Adsorption of Water Molecules in a Vacuum Chamber Made of Stainless Steel : Study through the Measurement of Sticking Probability

Adsorption and desorption kinetics of gases in a vacuum chamber can be characterized by the sticking probability, s, the mean sojourn time, τ, and the amount, σ, of adsorption. Among them, s can be determined through analysis of the pressure change which is induced in the chamber by a pressure pulse of very short duration. In the present study, the pulse was generated by pulsed-laser-beam irradiation of water condensed on a cold surface.

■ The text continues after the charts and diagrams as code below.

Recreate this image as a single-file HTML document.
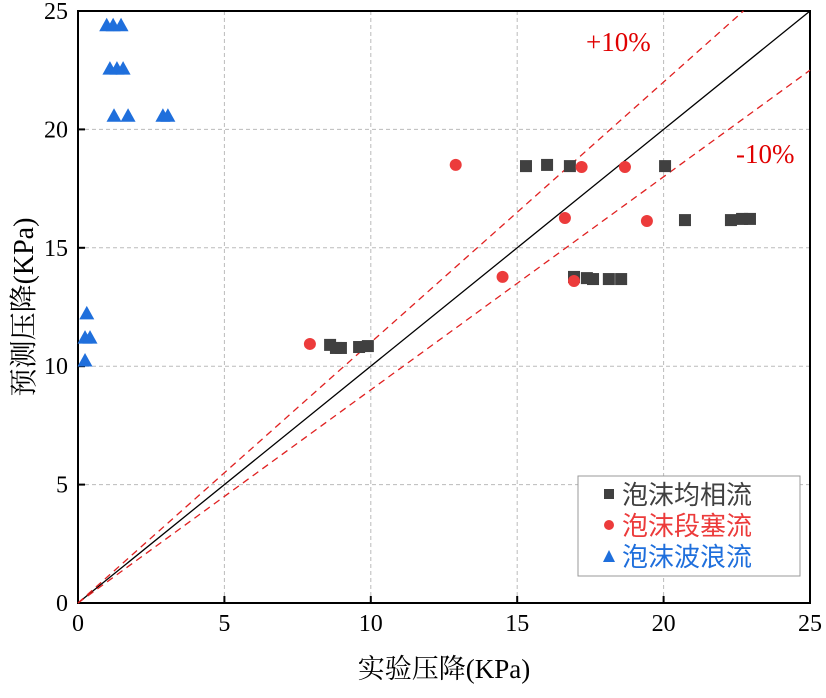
<!DOCTYPE html>
<html><head><meta charset="utf-8"><style>
body{margin:0;background:#fff}
svg text{font-family:"Liberation Serif","Noto Serif CJK SC",serif}
</style></head><body>
<svg id="c" width="826" height="693" xmlns="http://www.w3.org/2000/svg"></svg>
<script>
const xTicks=[0,5,10,15,20,25];
const yTicks=[0,5,10,15,20,25];
const sqX=[8.61,8.81,8.98,9.6,9.9,15.3,16.02,16.8,20.05,20.73,22.3,22.68,22.95,16.94,17.38,17.59,18.13,18.55];
const sqY=[10.9,10.77,10.77,10.81,10.85,18.45,18.5,18.45,18.45,16.17,16.17,16.22,16.22,13.77,13.72,13.68,13.68,13.68];
const ciX=[7.92,12.9,14.5,16.63,16.94,17.2,18.68,19.43];
const ciY=[10.94,18.5,13.77,16.26,13.6,18.41,18.41,16.13];
const trX=[0.98,1.2,1.47,1.09,1.33,1.54,1.23,1.71,2.9,3.07,0.3,0.24,0.41,0.24];
const trY=[24.42,24.42,24.42,22.59,22.59,22.59,20.6,20.6,20.6,20.6,12.25,11.23,11.23,10.26];
const L=78,R=810,T=11,B=603;
const sx=v=>L+v/25*(R-L), sy=v=>B-v/25*(B-T);
const s=document.getElementById('c');const NS='http://www.w3.org/2000/svg';
function mk(t,a,p){const e=document.createElementNS(NS,t);for(const k in a)e.setAttribute(k,a[k]);(p||s).appendChild(e);return e;}
xTicks.forEach((v,i)=>{
 if(v>0&&v<25){const g=mk('line',{x1:sx(v),x2:sx(v),y1:T,y2:B,stroke:'#bbb','stroke-dasharray':'4,3'});
 
 }
 const tk=mk('line',{x1:sx(v),x2:sx(v),y1:B,y2:B-7,stroke:'#000','stroke-width':2});
 
 
 const t=mk('text',{x:sx(v),y:B+28,'text-anchor':'middle','font-size':24});t.textContent=v;
 
 
});
yTicks.forEach(v=>{
 if(v>0&&v<25){const g=mk('line',{x1:L,x2:R,y1:sy(v),y2:sy(v),stroke:'#bbb','stroke-dasharray':'4,3'});
 
 }
 const tk=mk('line',{x1:L,x2:L+7,y1:sy(v),y2:sy(v),stroke:'#000','stroke-width':2});
 
 
 const t=mk('text',{x:L-10,y:sy(v)+8,'text-anchor':'end','font-size':24});t.textContent=v;
 
 
});
const fr=mk('rect',{x:L,y:T,width:R-L,height:B-T,fill:'none',stroke:'#000','stroke-width':2});


const ref=[[1,'#000','none','identity-line'],[1.1,'#e02020','7,5','plus-10-line'],[0.9,'#e02020','7,5','minus-10-line']];
ref.forEach(r=>{const x2=Math.min(25,25/r[0]);const l=mk('line',{x1:sx(0),y1:sy(0),x2:sx(x2),y2:sy(x2*r[0]),stroke:r[1],'stroke-width':1.3,'stroke-dasharray':r[2]});
 
 });
sqX.forEach((v,i)=>{const e=mk('rect',{x:sx(v)-6,y:sy(sqY[i])-6,width:12,height:12,fill:'#404040'});
 
 });
ciX.forEach((v,i)=>{const e=mk('circle',{cx:sx(v),cy:sy(ciY[i]),r:6,fill:'#ec3b3b'});
 
 });
trX.forEach((v,i)=>{const x=sx(v),y=sy(trY[i]);const e=mk('polygon',{points:`${x-7.5},${y+6.5} ${x+7.5},${y+6.5} ${x},${y-7}`,fill:'#1f6fdc'});
 
 });
const a1=mk('text',{x:586,y:51,'font-size':27,fill:'#e00000'});a1.textContent='+10%';


const a2=mk('text',{x:736,y:163,'font-size':27,fill:'#e00000'});a2.textContent='-10%';


const xl=mk('text',{x:444,y:678,'text-anchor':'middle','font-size':27});xl.textContent='实验压降(KPa)';


const yl=mk('text',{x:0,y:0,'text-anchor':'middle','font-size':28,transform:'translate(33,307) rotate(-90)'});yl.textContent='预测压降(KPa)';


const lg=mk('g',{});

mk('rect',{x:578,y:476,width:222,height:100,fill:'#fff',stroke:'#999'},lg);
const items=[['泡沫均相流','#404040','sq'],['泡沫段塞流','#ec3b3b','ci'],['泡沫波浪流','#1f6fdc','tr']];
items.forEach((it,i)=>{const y=494+i*31;const g=mk('g',{},lg);
 
 
 if(it[2]=='sq')mk('rect',{x:604,y:y-5,width:10,height:10,fill:it[1]},g);
 else if(it[2]=='ci')mk('circle',{cx:609,cy:y,r:5,fill:it[1]},g);
 else mk('polygon',{points:`${603},${y+6} ${615},${y+6} ${609},${y-6}`,fill:it[1]},g);
 const t=mk('text',{x:622,y:y+10,'font-size':26,fill:it[1],style:'font-family:"Noto Sans CJK SC",sans-serif'},g);t.textContent=it[0];});
</script>
</body></html>
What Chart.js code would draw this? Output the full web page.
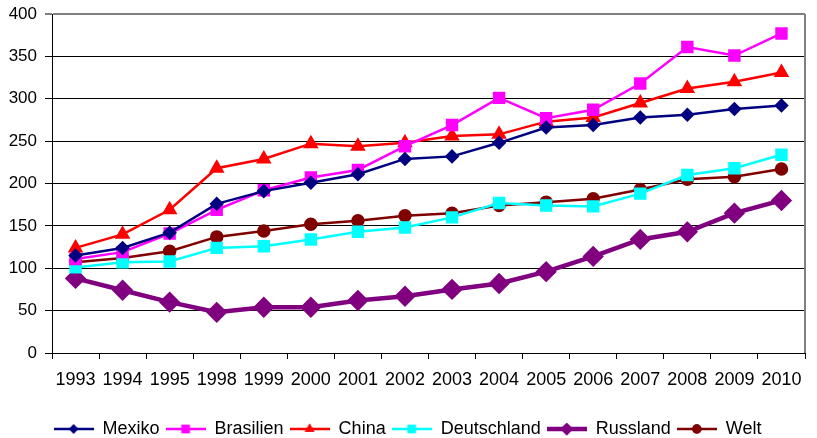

On a stainless steel chamber surface treated by glass bead blasting, s for as received conditions was about 9×10^-4, and increased gradually to 0.04 after repeated introduction of atmospheric air and degassing at 250°C. On an electropolished stainless steel surface, s was about 0.01 during pumping at room temperature, and increased to about 0.1 upon degassing at 250°C. On a stainless steel chamber surface coated with TiN, s increased by 0.04 to 0.2 during pumping at room temperature. The temperature dependence of s was measured on the above three surfaces after they had been thoroughly degassed. Changes in s on these surfaces caused by exposure to humid nitrogen or air were also observed. The results are compared with the results of micro-calorimetric measurements of the heat of adsorption for water vapor on various oxides. Finally, a schematic representation of the adsorption and desorption processes of water vapor on a stainless steel surface is proposed.